Leland C. Clark received his Ph.D. in biochemistry and physiology at the University of Rochester School of Medicine. Dr. Clark, one of the century's most prolific biomedical inventors and researchers, is recognized for pioneering several medical milestones credited with saving thousands of lives and advancing the technology of modern medicine. His research accomplishments include the development of the first successful heart-lung machine, the advancement of technology leading to the development of one of the first intensive care units in the world, and pioneering research in biomedical applications of perfluorocarbons and biosensors. He has published more than 400 scientific papers in biomedicine and has generated numerous US and foreign patents, mainly in the field of medical instrumentation and fluorocarbons. He is the recipient of numerous honors and awards including induction into the National Academy of Engineering and the Engineering and Science Hall of Fame.

It is generally agreed that biosensor history started in 19621 and that the progenitor of the biosensor was the American scientist Leland C. Clark. Clark had studied the electrochemistry of oxygen gas reduction at platinum (Pt) metal electrodes, pioneering the use of the later as an oxygen- (and therefore chemi-) sensor. In fact, Pt electrodes used to detect oxygen electrochemically are often referred to generically as "Clark electrodes".

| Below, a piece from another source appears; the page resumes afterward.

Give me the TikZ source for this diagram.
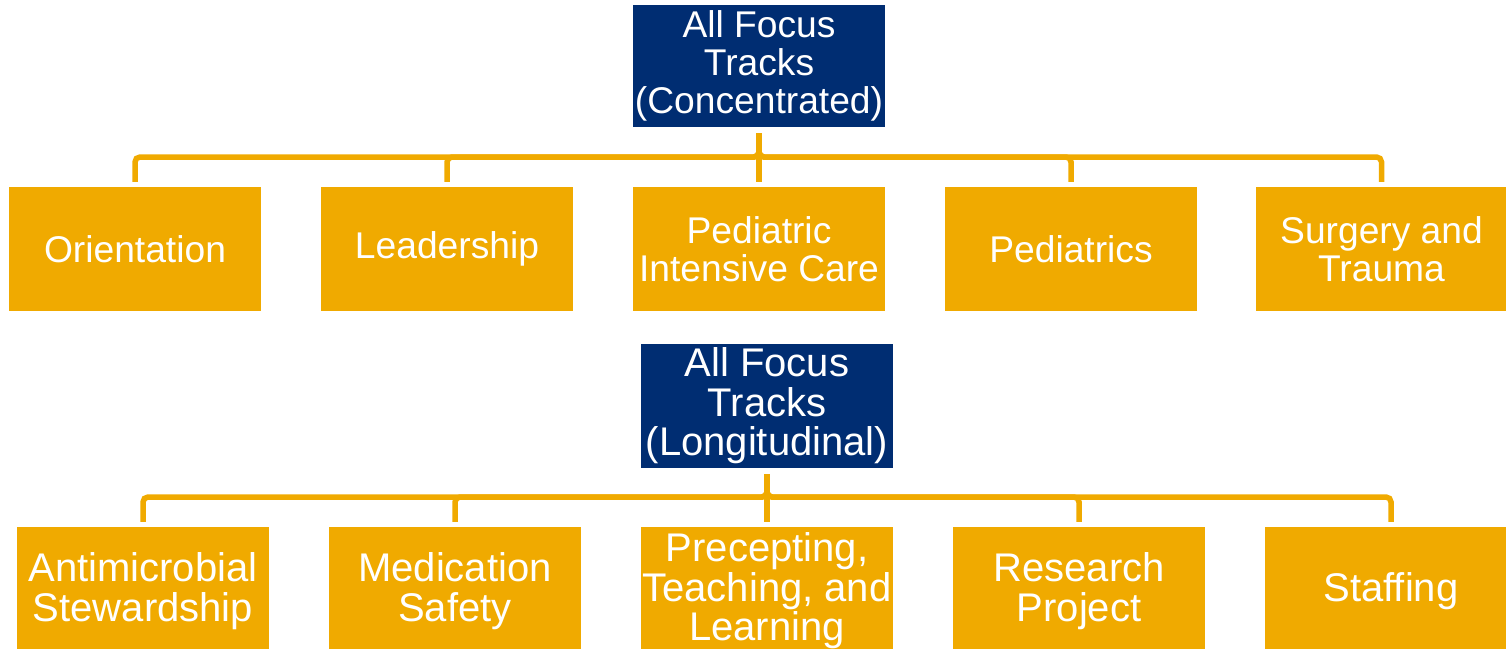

These electrodes have a thin organic membrane covering a layer of electrolyte and two metallic electrodes. Oxygen diffuses through the membrane and is electrochemically reduced at the cathode. There is a carefully fixed voltage between the cathode and an anode so that only oxygen is reduced. The greater the oxygen partial pressure, the more oxygen diffuses through the membrane in a given time. This results in a current that is proportional to the oxygen in the sample. Temperature sensors built into the probe on some advanced measurement systems allow compensation for the membrane and sample temperatures, which affect diffusion speed and solubility. The meter uses cathode current, sample temperature, membrane temperature, barometric pressure and salinity information to calculate the dissolved oxygen content of the sample in either concentration (ppm) or percent saturation t% Sat). The voltage for the reduction can either be supplied electronically by the meter (potentiometric oxygen electrode) or dissimilar metals may be used for the two electrodes, picked so that the correct voltage is generated between them (galvanic electrode).  
 

Clark had the ingenious idea of placing very close to the surface of the platinum electrode (by trapping it physically against the electrode with a piece of dialysis membrane) an enzyme that reacted with oxygen. He reasoned that he could follow the activity of the enzyme by following the changes in the oxygen concentration around it, thus a chemosensor became a biosensor. Based on this experience and addressing his desire to expand the range of analytes that could be measured in the body, he made a landmark address in 1962 at a New York Academy of Sciences symposium in which he described how "to make electrochemical sensors (pH, polarographic, potentiometric or conductometric) more intelligent" by adding "enzyme transducers as membrane enclosed sandwiches". The concept was illustrated by an experiment in which glucose oxidase was entrapped at a Clark oxygen electrode using dialysis membrane. The decrease in measured oxygen concentration was proportional to glucose concentration. In the published paper (Clark, L.C. Jnr. Ann. NY Acad. Sci. 102, 29-45, 1962), Clark and Lyons coined the term enzyme electrode. Clark's ideas became commercial reality in 1975 with the successful re-launch (first launch 1973) of the Yellow Springs Instrument Company (Ohio) glucose analyser based on the amperometric detection of hydrogen peroxide. This was the first of many biosensor-based laboratory analysers to be built by companies around the world.